2) Put The Right Paperwork In Place
- Use a tailored Contractors Agreement or Consulting Agreement that reflects the actual working relationship.
- Assign IP in deliverables, include confidentiality, and use an NDA for pre‑contract discussions.
- If you sell goods or services, keep your commercial terms consistent with clear Terms of Trade.
3) Confirm Business Evidence
- Collect the contractor’s ABN and certificates of currency for appropriate insurance.
- Clarify whether subcontracting is permitted and how you’ll manage approvals and compliance.
4) Set Practical Boundaries
- Focus on deliverables and timelines – avoid employment‑style control of hours and methods.
- Maintain brand standards without integrating contractors as if they were employees.
5) Address Super, WHS And Privacy
- Assess superannuation exposure (including “wholly or principally for labour” situations).
- Onboard contractors to your WHS rules and site inductions where relevant.
- Ensure your Privacy Policy and data security clauses match the work.
6) Keep It Under Review
- If the engagement evolves (e.g. expanded hours or control), revisit your approach early.
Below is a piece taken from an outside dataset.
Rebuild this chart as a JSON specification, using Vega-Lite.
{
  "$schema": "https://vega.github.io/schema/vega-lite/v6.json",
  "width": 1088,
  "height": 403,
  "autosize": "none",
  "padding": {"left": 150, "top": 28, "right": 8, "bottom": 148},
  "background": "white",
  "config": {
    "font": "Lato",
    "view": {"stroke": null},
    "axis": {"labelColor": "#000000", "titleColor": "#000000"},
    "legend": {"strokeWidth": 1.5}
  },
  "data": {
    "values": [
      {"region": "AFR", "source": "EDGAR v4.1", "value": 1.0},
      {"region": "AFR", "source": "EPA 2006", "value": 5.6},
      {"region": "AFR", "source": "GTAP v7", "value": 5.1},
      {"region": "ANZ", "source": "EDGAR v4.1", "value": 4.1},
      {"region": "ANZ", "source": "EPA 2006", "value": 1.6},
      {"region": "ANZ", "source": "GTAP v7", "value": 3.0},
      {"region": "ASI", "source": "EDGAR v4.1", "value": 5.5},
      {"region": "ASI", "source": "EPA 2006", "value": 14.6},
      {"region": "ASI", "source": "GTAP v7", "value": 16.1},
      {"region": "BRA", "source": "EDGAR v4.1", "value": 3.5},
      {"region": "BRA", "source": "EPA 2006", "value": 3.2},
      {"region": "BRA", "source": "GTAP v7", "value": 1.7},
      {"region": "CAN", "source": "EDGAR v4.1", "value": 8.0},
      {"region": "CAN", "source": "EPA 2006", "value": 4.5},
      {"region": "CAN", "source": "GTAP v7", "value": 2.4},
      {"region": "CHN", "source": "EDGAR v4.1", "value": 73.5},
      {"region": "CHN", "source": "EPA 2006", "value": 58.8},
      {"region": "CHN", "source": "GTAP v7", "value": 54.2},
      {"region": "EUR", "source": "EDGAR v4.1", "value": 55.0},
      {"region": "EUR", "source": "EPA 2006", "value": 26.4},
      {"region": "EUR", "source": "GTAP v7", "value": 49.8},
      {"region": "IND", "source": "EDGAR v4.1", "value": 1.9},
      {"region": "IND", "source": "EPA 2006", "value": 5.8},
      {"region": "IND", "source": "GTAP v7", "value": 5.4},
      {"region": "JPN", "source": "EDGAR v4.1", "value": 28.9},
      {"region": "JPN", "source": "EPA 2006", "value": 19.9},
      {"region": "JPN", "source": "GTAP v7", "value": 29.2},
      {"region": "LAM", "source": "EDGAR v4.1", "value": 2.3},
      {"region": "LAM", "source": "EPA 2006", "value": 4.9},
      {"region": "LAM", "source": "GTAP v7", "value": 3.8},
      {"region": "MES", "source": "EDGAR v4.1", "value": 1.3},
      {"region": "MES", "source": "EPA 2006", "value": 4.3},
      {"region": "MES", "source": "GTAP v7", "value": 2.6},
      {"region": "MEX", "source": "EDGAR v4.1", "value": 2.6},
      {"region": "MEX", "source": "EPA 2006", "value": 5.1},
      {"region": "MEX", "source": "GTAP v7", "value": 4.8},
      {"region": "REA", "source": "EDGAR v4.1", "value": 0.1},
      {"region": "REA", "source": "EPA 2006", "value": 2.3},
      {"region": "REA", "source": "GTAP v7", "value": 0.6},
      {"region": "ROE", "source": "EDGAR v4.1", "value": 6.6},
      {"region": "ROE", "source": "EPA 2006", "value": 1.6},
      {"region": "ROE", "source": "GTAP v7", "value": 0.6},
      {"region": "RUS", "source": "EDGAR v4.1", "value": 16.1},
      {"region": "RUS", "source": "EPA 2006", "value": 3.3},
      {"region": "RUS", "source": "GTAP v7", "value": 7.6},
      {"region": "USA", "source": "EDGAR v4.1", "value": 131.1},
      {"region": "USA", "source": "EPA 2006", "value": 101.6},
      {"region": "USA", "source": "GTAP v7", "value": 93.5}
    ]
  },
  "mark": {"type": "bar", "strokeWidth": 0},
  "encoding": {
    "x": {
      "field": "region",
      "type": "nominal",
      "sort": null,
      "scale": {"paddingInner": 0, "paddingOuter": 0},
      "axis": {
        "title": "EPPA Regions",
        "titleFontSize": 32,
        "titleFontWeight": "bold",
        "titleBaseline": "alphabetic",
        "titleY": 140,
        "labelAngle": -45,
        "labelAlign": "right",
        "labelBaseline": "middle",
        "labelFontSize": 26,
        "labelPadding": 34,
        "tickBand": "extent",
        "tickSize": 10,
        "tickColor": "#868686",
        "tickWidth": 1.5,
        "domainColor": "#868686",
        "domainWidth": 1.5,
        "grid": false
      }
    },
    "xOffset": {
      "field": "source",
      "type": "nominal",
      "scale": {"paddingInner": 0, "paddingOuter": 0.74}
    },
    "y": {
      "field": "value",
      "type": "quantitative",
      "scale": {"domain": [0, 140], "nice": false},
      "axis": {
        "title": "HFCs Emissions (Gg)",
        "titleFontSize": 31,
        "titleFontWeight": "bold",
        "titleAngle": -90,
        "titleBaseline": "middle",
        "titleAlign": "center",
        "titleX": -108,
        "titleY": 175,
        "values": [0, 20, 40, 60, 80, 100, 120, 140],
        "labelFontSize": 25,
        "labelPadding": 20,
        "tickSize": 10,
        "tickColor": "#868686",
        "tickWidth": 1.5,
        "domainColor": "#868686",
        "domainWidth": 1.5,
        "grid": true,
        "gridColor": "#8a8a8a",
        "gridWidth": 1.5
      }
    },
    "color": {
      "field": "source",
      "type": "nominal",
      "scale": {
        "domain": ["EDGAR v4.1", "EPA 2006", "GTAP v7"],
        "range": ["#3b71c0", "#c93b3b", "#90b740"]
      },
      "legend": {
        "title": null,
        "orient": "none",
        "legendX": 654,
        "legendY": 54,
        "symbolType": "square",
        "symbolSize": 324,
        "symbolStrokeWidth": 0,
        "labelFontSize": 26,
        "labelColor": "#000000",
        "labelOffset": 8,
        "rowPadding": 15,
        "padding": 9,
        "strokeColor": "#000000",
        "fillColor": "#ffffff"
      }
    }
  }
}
- For grey areas, get quick employee/contractor advice to avoid misclassification risk.
Key Takeaways
- The Independent Contractors Act 2006 protects genuine contracting and lets courts vary or set aside unfair contractor services contracts.
- Fair Work reforms in 2024–2025 refocus the contractor vs employee test on the real relationship, not just what the contract says.
- The ICA doesn’t override WHS, workers compensation, discrimination and similar state regimes – those duties still apply to contractors.
- Set up engagements with a clear Contractors Agreement, address IP, confidentiality and data, and collect ABNs and insurance evidence.
- Super can still be payable to some contractors; build assessments into onboarding and keep arrangements under review.
- Balance risk and reward in your contracts to avoid unfair terms, and watch for scope creep that can drift into employment.